06/2004

FROM THE PRESIDENT’S OFFICE
Dreamers and Doers

by Eugene C. Hopkins, FAIA

Like a number of the AIA’s larger components, AIA/DC publishes a magazine. And, like all of these publications, Architecture DC provides a forum or chat room where the community’s appetite for design and the architect’s imagination intersect. At a time when good news does not often make the headlines, these publications offer an inspirational message written in language refreshingly free of jargon that engages the public. It’s a message that begs to be heard.

Take, for example, the spring issue of Architecture DC devoted to “Architecture Ahead.” The editor identifies 21 projects on the boards that are re-imagining some aspect of the face of our nation’s capital. Each of the 21 stories contained between the magazine’s covers is illustrated with a photo of the site as it is today and what it will look like on some not-too-distant tomorrow.

These are not imaginary designs. They are not flights of “what if.” They are works in various stages of being fully realized. With few exceptions—and these only for the right reasons—the individual projects are not attention-grabbing, one-of-a-kind designs.

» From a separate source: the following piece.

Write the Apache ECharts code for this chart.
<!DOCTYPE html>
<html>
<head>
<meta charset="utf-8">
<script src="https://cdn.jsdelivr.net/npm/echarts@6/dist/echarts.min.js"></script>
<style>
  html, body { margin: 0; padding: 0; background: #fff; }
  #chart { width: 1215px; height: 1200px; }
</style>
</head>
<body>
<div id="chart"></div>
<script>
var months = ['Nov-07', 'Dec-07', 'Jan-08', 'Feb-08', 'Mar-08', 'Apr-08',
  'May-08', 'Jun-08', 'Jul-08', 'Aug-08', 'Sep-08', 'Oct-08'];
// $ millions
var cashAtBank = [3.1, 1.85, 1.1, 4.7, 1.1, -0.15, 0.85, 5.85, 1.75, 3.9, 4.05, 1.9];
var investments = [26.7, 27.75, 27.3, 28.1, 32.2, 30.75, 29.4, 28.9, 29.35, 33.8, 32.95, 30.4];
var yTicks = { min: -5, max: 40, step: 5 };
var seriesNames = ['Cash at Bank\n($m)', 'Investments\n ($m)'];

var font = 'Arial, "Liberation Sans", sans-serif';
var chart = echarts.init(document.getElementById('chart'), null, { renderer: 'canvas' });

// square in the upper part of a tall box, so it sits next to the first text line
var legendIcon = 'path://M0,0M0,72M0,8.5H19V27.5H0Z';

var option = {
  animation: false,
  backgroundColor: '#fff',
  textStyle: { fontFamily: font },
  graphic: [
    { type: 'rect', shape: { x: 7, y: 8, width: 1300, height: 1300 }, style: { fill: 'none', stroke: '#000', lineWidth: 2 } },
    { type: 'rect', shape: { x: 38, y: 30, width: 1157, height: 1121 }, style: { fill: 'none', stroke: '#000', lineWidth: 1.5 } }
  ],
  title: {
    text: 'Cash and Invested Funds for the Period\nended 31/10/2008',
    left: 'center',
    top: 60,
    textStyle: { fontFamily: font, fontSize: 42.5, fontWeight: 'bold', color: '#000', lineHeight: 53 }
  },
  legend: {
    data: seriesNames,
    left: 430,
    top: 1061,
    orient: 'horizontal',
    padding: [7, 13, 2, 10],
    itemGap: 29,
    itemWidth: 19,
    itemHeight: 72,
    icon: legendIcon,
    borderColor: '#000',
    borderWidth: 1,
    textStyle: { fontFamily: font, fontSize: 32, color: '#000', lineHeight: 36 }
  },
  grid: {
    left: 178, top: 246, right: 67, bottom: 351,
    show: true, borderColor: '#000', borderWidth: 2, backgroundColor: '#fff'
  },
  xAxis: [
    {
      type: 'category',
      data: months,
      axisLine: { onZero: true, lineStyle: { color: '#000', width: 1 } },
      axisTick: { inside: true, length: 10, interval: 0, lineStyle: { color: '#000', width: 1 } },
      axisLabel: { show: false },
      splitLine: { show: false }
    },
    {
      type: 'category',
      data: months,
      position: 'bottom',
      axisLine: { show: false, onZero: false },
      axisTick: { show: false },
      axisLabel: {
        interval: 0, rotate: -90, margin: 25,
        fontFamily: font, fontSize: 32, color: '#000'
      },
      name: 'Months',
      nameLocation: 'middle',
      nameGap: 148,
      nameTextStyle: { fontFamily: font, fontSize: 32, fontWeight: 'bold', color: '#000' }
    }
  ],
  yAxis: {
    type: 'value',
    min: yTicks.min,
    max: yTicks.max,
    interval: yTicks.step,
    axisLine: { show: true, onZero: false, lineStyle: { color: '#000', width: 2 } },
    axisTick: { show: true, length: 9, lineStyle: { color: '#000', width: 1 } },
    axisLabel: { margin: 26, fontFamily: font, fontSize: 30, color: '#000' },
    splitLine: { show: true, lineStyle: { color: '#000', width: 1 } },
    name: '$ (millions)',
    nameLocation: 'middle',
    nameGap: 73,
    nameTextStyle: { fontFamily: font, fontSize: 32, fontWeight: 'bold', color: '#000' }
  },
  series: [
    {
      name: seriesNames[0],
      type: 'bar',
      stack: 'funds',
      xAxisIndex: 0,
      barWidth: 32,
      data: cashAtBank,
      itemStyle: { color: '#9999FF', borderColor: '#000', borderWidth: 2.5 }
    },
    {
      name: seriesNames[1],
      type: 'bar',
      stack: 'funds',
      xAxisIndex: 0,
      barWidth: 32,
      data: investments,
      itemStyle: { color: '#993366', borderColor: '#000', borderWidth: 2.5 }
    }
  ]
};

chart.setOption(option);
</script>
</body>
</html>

Instead, thanks to the vision of enlightened clients, these projects fill an empty lot here, restore a neglected building there, reuse for new purposes a familiar landmark, or remedy a longstanding urban design problem. Collectively, they add up to a hopeful exercise in place making that is bringing jobs, urban amenities, and new life to Washington.

This in a city still suffering from poor schools, random violence, AIDS, corruption, and poverty—all of which are graphically broadcast on the local nightly news. Architecture DC interrupts the litany of despair. Instead, the spring issue strongly suggests that today’s snapshots of decay and hopelessness do not have to be tomorrow’s news. There is a healing force powerfully at work, a force that is informed and in some cases led by architects in creative partnership with concerned community leaders.

  • Are our schools run-down and ill-equipped to respond to changing community needs? New schools and revitalized older ones are being designed to be anchors of neighborhoods.
  • Are our downtowns bereft of life once the sun goes down? Architects are recycling old and designing new buildings that bring back housing to the urban core while at the same time designing the infrastructure of services—from theaters and galleries to restaurants and supermarkets—that sustain the growing number of urban homesteaders.
  • Has the city’s traditional role as an economic powerhouse been irrevocably lost to the suburbs? New projects are sparking investment in long-neglected neighborhoods.
  • Is the pollution and congestion of the morning commute an unalterable fact of modern life? Architects are working with government to design projects integrated with modern high-speed and low-polluting mass transit.
  • Is part of the future of America’s older cities to become centers for the arts? Architects are leading the way by designing innovative facilities to accommodate the human spirit’s capacity for wonder.
  • Are the poor being squeezed out by gentrification? Working with government officials, neighborhood leaders, and enlightened public agencies, architects are designing quality affordable housing that preserves the diversity essential to fulfill the historic role of great cities as engines of social and economic opportunity.

It’s been said the world is divided into dreamers and doers. If so, I would have to say that the truly wonderful thing about our profession—perhaps the source of its attraction to architects and the public alike—is the fact that we get to do both.

Something else. What separates us, as dreamers and doers, from the naysayers is a quality of character that won’t let us be content with or make excuses for an imperfect status quo. That, finally, is the implicit message underlying all the hope-inspiring projects showcased in the spring issue of Architecture DC. Or, as George Bernard Shaw put it: “You see things; and you say Why? But I dream things that never were; and I say Why not?”